Indiana Republicans reintroducing legislation to end requirement for handgun carry permits

IN Focus: Indiana Politics

INDIANAPOLIS – Indiana Republican lawmakers are working to reintroduce legislation that would allow many Hoosiers to carry handguns without a permit.

Several lawmakers in both the Indiana House and Senate are writing bills.

Known as “constitutional carry” or “permitless carry,” it’s a change to Indiana law some Republican legislators have been working on for years.

“It’s still to me, it’s an infringement of our constitutional rights to mandate, require somebody to jump through hoops, go get fingerprinted, pay a fee – you still have to pay to get your fingerprints done – wait God only knows how long,” said State Rep. Jim Lucas (R-Seymour), one of the lawmakers planning to introduce this type of bill.

Lucas and other advocates say the legislation protects Second Amendment rights for law-abiding Hoosiers.

It would still prevent anyone not allowed to carry a gun now from doing so, Lucas said.

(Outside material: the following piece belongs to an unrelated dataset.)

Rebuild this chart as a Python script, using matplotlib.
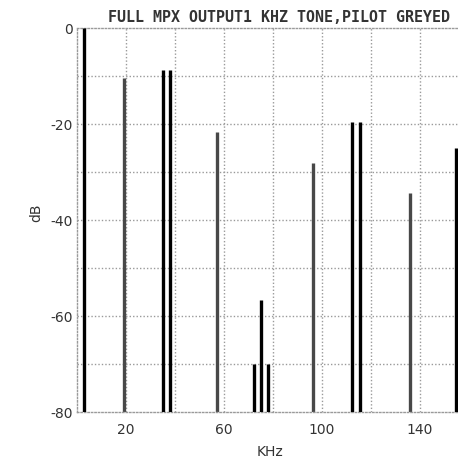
import numpy as np
import matplotlib
matplotlib.use("Agg")
from matplotlib import pyplot as plt

# spectrum lines (kHz, dB)
tone_khz = [2.8, 35.0, 38.1, 72.2, 75.3, 78.0, 112.5, 115.8, 154.9]
tone_db = [0.0, -8.7, -8.7, -70.0, -56.6, -70.0, -19.5, -19.5, -25.0]
grey_khz = [19.3, 57.0, 96.2, 136.0]
grey_db = [-10.4, -21.6, -28.2, -34.4]

xticks = [20, 60, 100, 140]
yticks = [0, -20, -40, -60, -80]

fig = plt.figure(figsize=(4.58, 4.62), dpi=100)
ax = fig.add_axes([77 / 458, 1 - 412 / 462, 1 - 77 / 458 + 0.01, 384 / 462])

ax.set_xlim(0, 157.5)
ax.set_ylim(-80, 0)

# dotted grid, every 20 kHz and every 10 dB
for gx in np.arange(20, 160, 20):
    ax.axvline(gx, color="#9a9a9a", lw=1.0, ls=(0, (1, 1.5)), zorder=1)
for gy in np.arange(-70, 0, 10):
    ax.axhline(gy, color="#9a9a9a", lw=1.0, ls=(0, (1, 1.5)), zorder=1)

ax.vlines(grey_khz, -80, grey_db, color="#484848", lw=2.4, zorder=2)
ax.vlines(tone_khz, -80, tone_db, color="black", lw=2.4, zorder=3)

for s in ["left", "top", "bottom"]:
    ax.spines[s].set_color("#9a9a9a")
    ax.spines[s].set_linestyle((0, (1, 1.5)))
    ax.spines[s].set_linewidth(1.0)
ax.spines["right"].set_visible(False)

ax.set_xticks(xticks)
ax.set_xticklabels([str(v) for v in xticks])
ax.set_yticks(yticks)
ax.set_yticklabels([str(v) for v in yticks])
ax.tick_params(length=0, labelsize=10, colors="#333333", pad=8)
ax.tick_params(axis="y", pad=3)

ax.set_xlabel("KHz", fontsize=10, color="#333333", labelpad=6)
fig.text(36 / 458, 1 - 213 / 462, "dB", fontsize=10, color="#333333",
         rotation=90, ha="center", va="center")

fig.text(108 / 458, 1 - 18 / 462, "FULL MPX OUTPUT1 KHZ TONE,PILOT GREYED",
         fontsize=10.8, fontweight="bold", family="DejaVu Sans Mono",
         color="#333333", va="center", ha="left")

fig.savefig("out.png", dpi=100)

“If you’re a felon, this doesn’t apply to you,” said Guy Relford, founder and CEO of The 2A Project, a gun rights organization. “If you’ve been convicted, even of a misdemeanor crime, of domestic violence, this doesn’t apply to you. If you’ve been adjudicated to be mentally ill, this doesn’t apply to you.”

Opponents argue the legislation would make Hoosiers less safe.

“Gun permits are really the lowest level of security that we have,” said Becca McCracken of the Indianapolis chapter of Be Smart for Kids. “Indiana doesn’t really require much in regards to purchasing or having guns.”

State Sen. Fady Qaddoura (D-Indianapolis) calls the idea “counterproductive” to efforts by other state lawmakers to curb gun violence.

“It’s the wrong time at a time when we’re trying to reduce crimes, violent crimes in our communities,” Qaddoura said. “I think that type of bill would take us in the opposite direction.”

A bill to end the requirement for handgun carry permits passed the Indiana House last session but did not get a committee hearing in the Senate.

According to the U.S. Concealed Carry Association, 21 states allow gun owners to carry firearms without a permit if they meet certain qualifications.